Her eyes widened and her instincts kicked in when a white shape began to approach her—and yet her body refused to cooperate, doing nothing. It was like waking up from a long afternoon nap, right in between that place of being half-awake and half-asleep. Her mind was slowly but surely beginning to function again, but her body was ten seconds behind.

Looking left and right, she found her jaw dropping at the sight of her surroundings.

This wasn't her room.

Charlotte's crib wasn't beside her.

Instead Jane was surrounded by white walls and a ceiling from which a white fan was spinning around and around and around above her. In the far corner was a brown desk that decorated by a vase of flowers, and a shiny radio that was playing soft jazz. Along the wall, to the right, was a door with a gold nob.

Jane continued to look around frantically for her child's crib. "Charlotte?" she managed to slur. Her tongue was so heavy it felt like it had been pinned down and her throat had grown uncomfortably dry.

"Good morning, Ms. Barnes."

Jane turned, eyes landing on a tall, pretty brunette standing beside her bed. She had a soft smile stretched over her red lips and wore a nursing uniform.

"Where's my baby?" She immediately questioned, trying to sit up.

"Ma'am, please stay still. You're going to hurt yourself."

Jane swallowed as her heart thudded against her chest. It was so loud she thought that even the woman could hear it. "Where's my child?" she asked again, overwhelmed. It was all a shock to her, and she was still trying to process what exactly was happening. Her brain just couldn't seem to catch up and always felt two steps behind. "Where's my Charlotte?"

"Please, calm down so I can explain." The nurse murmured. She pulled a chair up beside her bed and sat down, gracefully crossing her legs. "You're in a recovery room." She paused for a moment, staring into Jane's eyes with something akin to poorly concealed pity. "You've been asleep for a very long time."

"Is Charlotte alright? Where is she?"

"Ms. Barnes, what's the last thing you remember?" the woman asked, watching her closely.

"I-I woke up during the night to Charlotte fussing. And I was, it was really hot and she was hungry, so I fed her and then put her back to bed." She sighed heavily. Her skull was pounding, her body was stiff and her brain felt like a toxic wasteland courtesy of the surely illegal levels of trepidation and adrenaline that had been sprinting through her veins. "What's going on?"

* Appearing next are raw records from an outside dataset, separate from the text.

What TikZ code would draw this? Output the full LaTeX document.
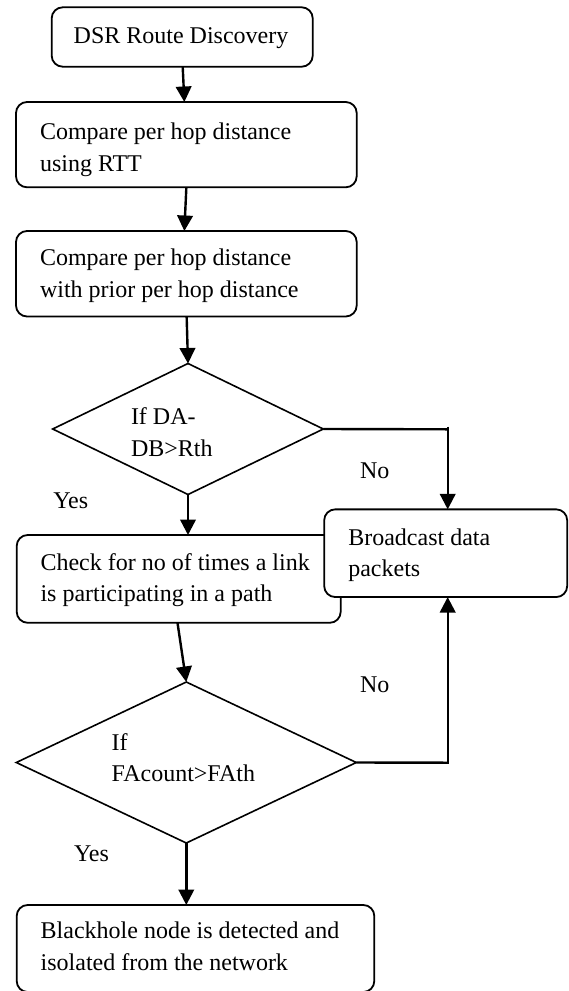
\documentclass[tikz,border=0pt]{standalone}
\usepackage{fontspec}
\setmainfont{Liberation Serif}
\usetikzlibrary{arrows.meta,shapes.geometric}
\begin{document}
\begin{tikzpicture}[x=1pt,y=-1pt,
  box/.style={draw, line width=1.8pt, rounded corners=11pt, fill=white, inner sep=0pt, outer sep=0pt},
  dia/.style={draw, diamond, line width=1.6pt, inner sep=0pt, outer sep=0pt},
  txt/.style={font=\fontsize{24}{31.6}\selectfont, inner sep=0pt, outer sep=0pt, align=left},
  arr/.style={line width=2.4pt, -{Triangle[length=15.5pt,width=15.5pt]}},
  conn/.style={line width=2.4pt}]
\useasboundingbox (0,0) rectangle (568,991);
% boxes (text nodes anchored at the baseline of their last line)
\node[box, minimum width=261pt, minimum height=59.4pt] (b1) at (182.2,37) {};
\node[txt, anchor=base] (t1) at (181,43.3) {DSR Route Discovery};
\node[box, minimum width=340.7pt, minimum height=85.3pt] (b2) at (186.35,144.65) {};
\node[txt, anchor=base west] (t2) at (40,171) {Compare per hop distance\\using RTT};
\node[box, minimum width=340.7pt, minimum height=85.5pt] (b3) at (186.35,273.75) {};
\node[txt, anchor=base west] (t3) at (40,297.3) {Compare per hop distance\\with prior per hop distance};
\node[dia, minimum width=270.6pt, minimum height=131pt] (d1) at (188,429) {};
\node[txt, anchor=base west] (td1) at (131,456) {If DA-\\DB>Rth};
\node[box, minimum width=324pt, minimum height=87.8pt] (cb) at (178.7,578.9) {};
\node[txt, anchor=base west] (tcb) at (40.5,601.7) {Check for no of times a link\\is participating in a path};
\node[box, minimum width=243pt, minimum height=87.7pt] (bc) at (445.7,553.2) {};
\node[txt, anchor=base west] (tbc) at (348.3,576.7) {Broadcast data\\packets};
\node[dia, minimum width=340pt, minimum height=161pt] (d2) at (186.3,762.5) {};
\node[txt, anchor=base west] (td2) at (111.7,781.7) {If\\FAcount>FAth};
\node[box, minimum width=357.6pt, minimum height=87pt] (fb) at (195.5,948.5) {};
\node[txt, anchor=base west] (tfb) at (40.7,970) {Blackhole node is detected and\\isolated from the network};
% labels
\node[txt, anchor=base west] (no1) at (360,478.3) {No};
\node[txt, anchor=base west] (yes1) at (53.3,508) {Yes};
\node[txt, anchor=base west] (no2) at (360,692.7) {No};
\node[txt, anchor=base west] (yes2) at (74,861.7) {Yes};
% connectors
\coordinate (c1) at (447.7,429.3);
\coordinate (c2) at (447.7,762.7);
\draw[arr] ([xshift=0.5pt]b1.south) -- ([xshift=-2pt]b2.north);
\draw[arr] (b2.south) -- ([xshift=-2pt]b3.north);
\draw[arr] ([xshift=0.3pt]b3.south) -- (d1.north);
\draw[arr] (d1.south) -- (d1.south |- cb.north);
\draw[conn] (d1.east) -- (c1);
\draw[arr] ([yshift=2.6pt]c1) -- (c1 |- bc.north);
\draw[arr] ([xshift=-1.2pt]cb.south) -- (d2.north);
\draw[conn] (d2.east) -- (c2);
\draw[arr] ([yshift=-1.2pt]c2) -- (c2 |- bc.south);
\draw[arr] (d2.south) -- (d2.south |- fb.north);
\end{tikzpicture}
\end{document}
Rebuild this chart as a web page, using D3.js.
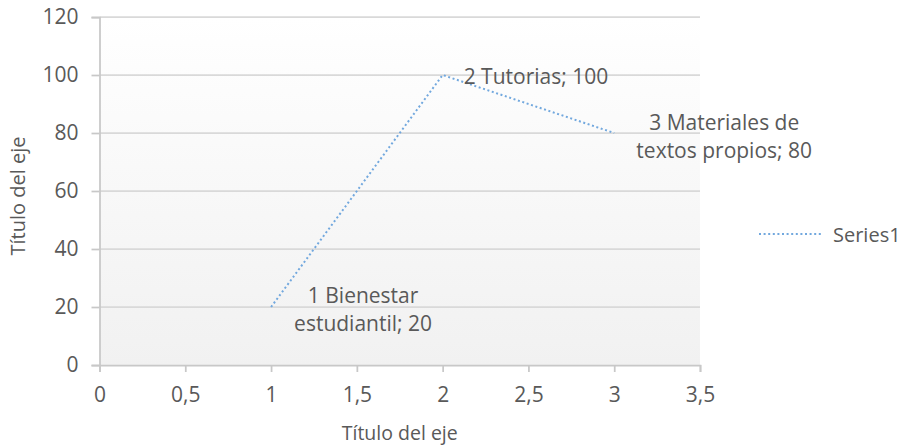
<!DOCTYPE html>
<html>
<head>
<meta charset="utf-8">
<script src="https://cdn.jsdelivr.net/npm/d3@7"></script>
<style>
  body { margin: 0; background: #fff; }
  text { font-family: "Open Sans", sans-serif; fill: #595959; }
</style>
</head>
<body>
<svg id="chart" width="908" height="446"></svg>
<script>
// data
let xValues = [1, 2, 3];
let yValues = [20, 100, 80];
let pointLabels = [
    ["1 Bienestar", "estudiantil; 20"],
    ["2 Tutorias; 100"],
    ["3 Materiales de", "textos propios; 80"]
];
let xTicks = [0, 0.5, 1, 1.5, 2, 2.5, 3, 3.5];
let yTicks = [0, 20, 40, 60, 80, 100, 120];
let seriesName = "Series1";
let axisTitleX = "Título del eje";
let axisTitleY = "Título del eje";

let svg = d3.select("#chart");
let margin = {top: 17, left: 99.5, right: 208, bottom: 81};
let width = 908 - margin.left - margin.right,
    height = 446 - margin.top - margin.bottom;

let x = d3.scaleLinear().domain([0, 3.5]).range([0, width]);
let y = d3.scaleLinear().domain([0, 120]).range([height, 0]);
let fmt = d => String(d).replace(".", ",");
let lineColor = "#72a8de";
let fontSize = 21;

let defs = svg.append("defs");
let grad = defs.append("linearGradient")
    .attr("id", "bg")
    .attr("x1", 0).attr("y1", 0).attr("x2", 0).attr("y2", 1);
grad.append("stop").attr("offset", "0%").attr("stop-color", "#ffffff");
grad.append("stop").attr("offset", "100%").attr("stop-color", "#f1f1f1");

let g = svg.append("g")
    .attr("transform", "translate(" + margin.left + "," + margin.top + ")");

g.append("rect")
    .attr("width", width)
    .attr("height", height)
    .attr("fill", "url(#bg)");

// gridlines
g.selectAll(".grid")
    .data(yTicks.filter(d => d > 0))
    .enter().append("line")
    .attr("class", "grid")
    .attr("x1", 0).attr("x2", width)
    .attr("y1", d => y(d)).attr("y2", d => y(d))
    .attr("stroke", "#d9d9d9")
    .attr("stroke-width", 1.75);

// y axis
let yAxis = g.append("g")
    .call(d3.axisLeft(y).tickValues(yTicks).tickSize(8).tickPadding(13).tickFormat(fmt));
yAxis.select(".domain").attr("stroke", "#c8c8c8").attr("stroke-width", 1.75);
yAxis.selectAll(".tick line").attr("stroke", "#c8c8c8").attr("stroke-width", 1.75);
yAxis.selectAll(".tick text")
    .attr("font-size", fontSize)
    .attr("font-family", "Open Sans")
    .attr("fill", "#595959");

// x axis
let xAxis = g.append("g")
    .attr("transform", "translate(0," + height + ")")
    .call(d3.axisBottom(x).tickValues(xTicks).tickSize(7).tickPadding(15).tickFormat(fmt));
xAxis.select(".domain").attr("stroke", "#c8c8c8").attr("stroke-width", 1.75);
xAxis.selectAll(".tick line").attr("stroke", "#c8c8c8").attr("stroke-width", 1.75);
xAxis.selectAll(".tick text")
    .attr("font-size", fontSize)
    .attr("font-family", "Open Sans")
    .attr("fill", "#595959");

// axis titles
svg.append("text")
    .attr("x", margin.left + width / 2)
    .attr("y", 440)
    .attr("text-anchor", "middle")
    .attr("font-size", 19.5)
    .text(axisTitleX);

svg.append("text")
    .attr("transform", "translate(25," + (margin.top + height / 2 + 5) + ") rotate(-90)")
    .attr("text-anchor", "middle")
    .attr("font-size", 20)
    .text(axisTitleY);

// series line
let data = xValues.map((d, i) => ({x: d, y: yValues[i], label: pointLabels[i]}));
let valueline = d3.line()
    .x(d => x(d.x))
    .y(d => y(d.y));

g.append("path")
    .datum(data)
    .attr("fill", "none")
    .attr("stroke", lineColor)
    .attr("stroke-width", 2)
    .attr("stroke-dasharray", "2,2.6")
    .attr("d", valueline);

// data labels: offsets relative to each point
let labelOffsets = [
    {dx: 92, dy: 2},
    {dx: 21, dy: 1},
    {dx: 110, dy: 3}
];
let lineGap = 28;

data.forEach((d, i) => {
    let off = labelOffsets[i];
    let n = d.label.length;
    let anchor = n > 1 ? "middle" : "start";
    let t = g.append("text")
        .attr("font-size", fontSize)
        .attr("text-anchor", anchor)
        .attr("dominant-baseline", "central");
    d.label.forEach((line, k) => {
        t.append("tspan")
            .attr("x", x(d.x) + off.dx)
            .attr("y", y(d.y) + off.dy + (k - (n - 1) / 2) * lineGap)
            .text(line);
    });
});

// legend
let legend = svg.append("g")
    .attr("transform", "translate(759,234)");
legend.append("line")
    .attr("x1", 0).attr("x2", 63)
    .attr("y1", 0).attr("y2", 0)
    .attr("stroke", lineColor)
    .attr("stroke-width", 2)
    .attr("stroke-dasharray", "2,2.6");
legend.append("text")
    .attr("x", 74)
    .attr("y", 0)
    .attr("font-size", 20)
    .attr("dominant-baseline", "central")
    .text(seriesName);
</script>
</body>
</html>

"Ms. Barnes . . ." The nurse's expression was eerily sober, "You've been asleep for a very long time." She murmured again.

". . . How long?"

"Almost seventy years."

"W-What?" Jane gasped, half-laughing in disbelief. Her eyes fluttered over the woman's face but was horrified to find it completely serious.

_She was serious._

"I'm sorry, Ms. Barnes."

Jane squeezed her eyes shut and for several minutes she could only sit there, listening to her heart beating frantically in her breast. She struggled to gather the strands of sense and restring the million pieces of herself that had scattered away like so many pearls of a broken necklace. She felt like a clumsy child, scrabbling to gather them up from where they rolled haphazardly about on the floor. Finally letting the words process, with a deep resetting breath, Jane opened her eyes again and stared at the white bedding.

"N-No. No, you're lying," she mumbled senselessly without looking up. She jerkily stumbled out of the bed and began toward the brown door, "Charlotte's probably wondering where I am, I-I need to see her. We were going to go on a walk with my sister t-today and, and we can't be—," Jane tripped on the rug in the middle of the room and caught herself on the armrest of a nearby seat.

"Please, Ms. Barnes—you aren't in a stable condition." The nurse stated when she caught up with her, setting a gentle hand on the young woman's back. "Come lay back down in the bed."

At the touch, Jane's shoulders immediately deflated and she hung her head miserably. Her breath was racing like she had just sprinted a mile. "Please, _please_ tell me this is some sort of joke," she whimpered, "_Please_."

The nurse was silent.

Jane cried, then, tears stumbling over her cheeks as she sobbed open-mouthed onto her hands. It hurt to think. The thoughts were unbearable and continued to increase in decibel. Her head pounded like a thousand drums, a grisly chorus of excruciating sounds.